The Venezuelan Bolivarian Government.  The Venezuelan government presided by Nicolás Maduro and the Cuban regime fit comfortably into the same Bolivarian basket for purposes of most analysis, supposing that in terms of decision-making they are in lock step.  This assumption might be a significant analytical error in view of the choices potentially facing many Venezuelan government officials in comparison to Cuban officials of similar rank.  The less committed Bolivarians may face the relatively attractive option (especially if they cannot emigrate) to express contrition, collaborate, and make amends with the opposition if the latter appears on the verge of successfully ousting the Bolivarians from power. Venezuelan Bolivarians might successfully change flags, tell where the money is buried and survive peaceably within Venezuela. Venezuela does not feature the kind of profound barriers to reconciliation seen in some parts of the world, especially those plagued by religious intransigencies. Whatever government comes to displace the Bolivarian regime, there will exist for most Venezuelans an interest in compromise and reconciliation. The most senior or invested Venezuelan Bolivarians, however, will be under extreme pressure from the Cubans to hold firm in support of the Revolution.  They concomitantly will be the least likely to come to agreeable terms with the Grenadines.

[. . .] The irregular war now underway in the circum-Caribbean, replete with unique and challenging phenomena, resolute and dithering actors, and commercially valuable prizes, is likely to arrive at a new political stasis within about 4 years give or take two. [. . .] The winners within Venezuela will gain control of oil production, export and contracting capacity, will be recognized for representation to international forums and bodies, will take over the keys to Venezuelan banking and taxing authority, and will arrange the fealty of the national armed forces. With or without heating-up (meaning, say, cross-border movements of troop formations of larger than platoon size), the Grenadines will win and the Bolivarians will lose.

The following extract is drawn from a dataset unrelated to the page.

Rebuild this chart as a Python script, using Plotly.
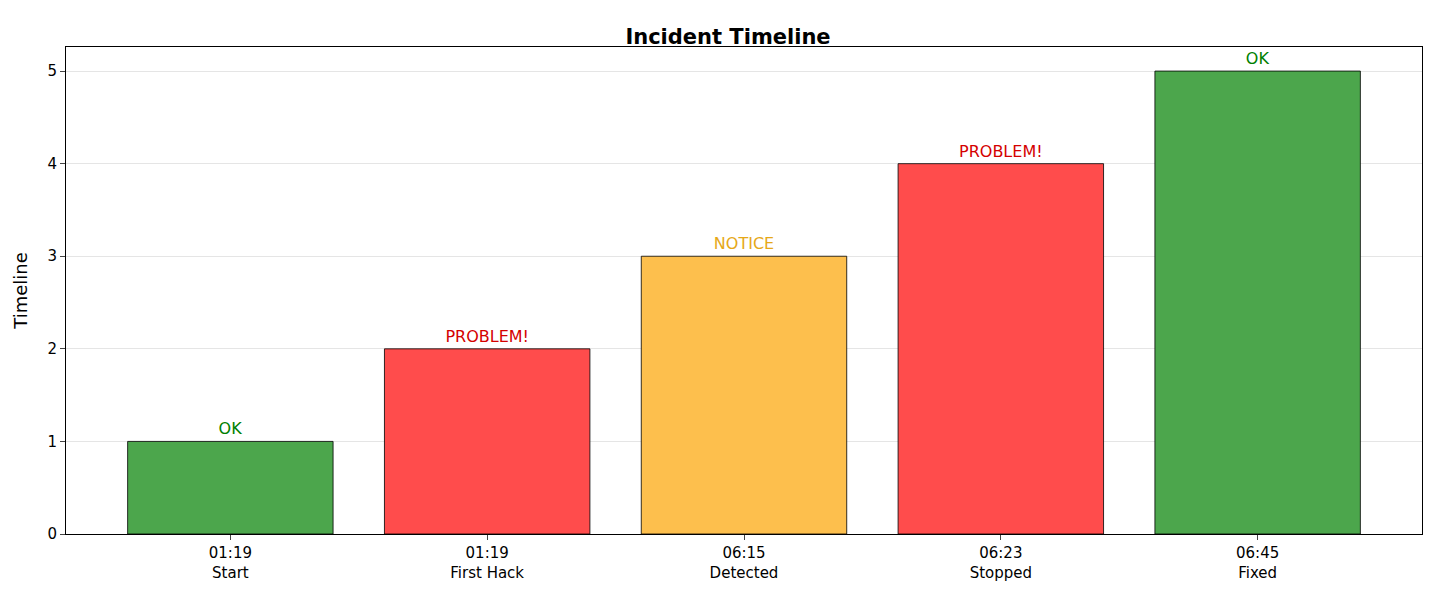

[. . .]  If the current president of Colombia reinforces his intention to seal a negotiated settlement with the FARC, the war in Venezuela could drag on beyond what it would otherwise.  The fastest resolution to the internal war in Venezuela and to the Circum-Caribbean War overall (and that would probably entail the least material and human cost) would occur if the peace agreements collapse and the Colombians opt for a robust military confrontation against the FARC, rather than for a negotiated settlement. This would strongly signal a willingness to support the anti-Bolivarian movement within Venezuela and could presage a potential multinational, pro-Grenadine armed presence in Venezuela which would almost necessarily feature harsh treatment of organized Cuban presence there.

[. . .] Millions of mostly poor Venezuelans, however, will preserve affection and allegiance to the precepts and projects of Bolivarian socialism. As such, political discord will continue in Venezuela after the formal Bolivarian structure is collapsed. How soon the discord recedes will depend on the creativity of the Grenadine winners. [. . .]  The actions and consequences of the Venezuelan struggle extend to all of the countries of Central America, the Caribbean, and the northern Andes.  They will especially affect the chances for final resolution of the long-suffered Colombian war.